Hemendra Mathur, a managing director at Small Enterprise Assistance Funds’ India Investment Advisors, highlights the three fundamentals investors into food services businesses in the country must bear in mind.
The organised food services industry in India has seen a swift evolution since the early nineties, and it’s only accelerating. The sector carries the chance to invest in disruptive businesses, but also the risk of obsolence before an investor has even exited.
The industry started to take off in the early 90s when home-grown brands like Nirula’s and Sagar Ratna started to build their presence. It picked up momentum in the late nineties with the entry of marquee international brands like McDonald’s and Domino’s. Post-2000, café chains started to enter the market. And then the sector caught the fancy of venture capital and private equity (VCPE) investors, who have made more than 50 deals in the last 10 years.
In the last three years the momentum has accelerated – with lines blurring between food retail, packaged food, food delivery and food services. Food services and delivery is taking share from food retail.
Most food services brands are going omni-channel – home delivery, web-ordering, tie-up with rating or ordering aggregators – to serve the end customer and improve margins. The changes driven by new-age online delivery models are forcing even conventional, offline restaurant chains to rethink their strategy.
For investors, there are many choices and chances to invest in early-stage food services companies. But the obsolence risk is only increasing – there is a chance that what investors commit to today can become obsolete by the time they plan to exit. In such situations, how should investors decide to invest or not to invest in a brand? The answer lies in looking at fundamentals:
- Focus on back-end and developing links with supply chain: kitchen, vendor development and product development is at the heart of any food services brand. It allows the brand to scale faster and saves 15 to 20 percent of sales in costs. This will continue to remain at the core of any successful food services model.
While the pure-play front-end online ordering sites are easy to replicate, it is difficult and time-consuming to develop a business model with strong links to the agricultural supply chain. Robust back-end models have more entry barriers than front-end models.
However, there are food services companies who have integrated to farm level sourcing staples, vegetables, spices, herbs and fruits from farmer, and many farm aggregators who cater exclusively to food services.

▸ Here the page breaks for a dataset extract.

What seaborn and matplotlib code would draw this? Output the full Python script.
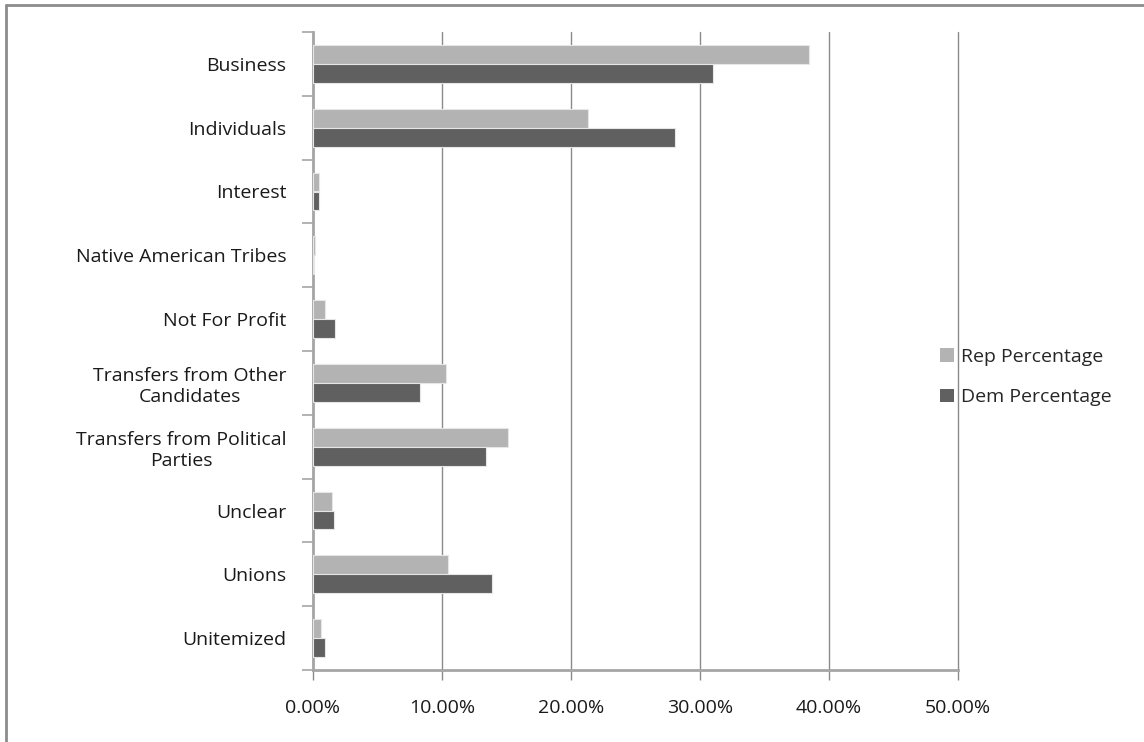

An integrated supply chain is also the key to capturing supply chain margins. Businesses with supply chain integration can have gross margins of as much as 60 percent to 70 percent.
- Unit economics and location: Managing a chain of restaurant is no different to managing a portfolio of stocks. If 30 percent of the stocks are making a loss, there is a good chance the portfolio will make a loss. Likewise, if 30 percent of restaurants are making a loss, there is a good chance the chain will make a loss.
The ability to quickly exit loss-making locations is the key to sustainability. Online ordering channels help to hedge the risk of location choices.
- Scalability: Though most brands focus on multiplying the number of locations to build scale, the brands with long-term vision focus on building the supply chain for key ingredients. McDonald’s in India spent five years building its supply chain before opening the first restaurant.
Scalability is also determined by a brand’s ability to go multi-format, omni-channel and adapt to different locations. This, in turn, is driven by the standardisation of the menu and delivery process orientation to provide consistent experience across locations and channels. Recruiting, retaining and training manpower is also part and parcel of scalable models.
However, both investors and entrepreneurs must avoid “scalability at any cost”.
The e-commerce models in India which seem solely driven by scale (in a quest for higher valuations) have spoilt margin discipline in other industries, including food services. Many entrepreneurs justify short-term losses in pursuit of scale, which investors should evaluate with caution.
In summary, the food services sector is witnessing exciting times and despite many challenges, there is unprecedented opportunity for investors interested to invest in disruptive and innovative businesses in the food supply chain, which have the potential to become billion dollar businesses.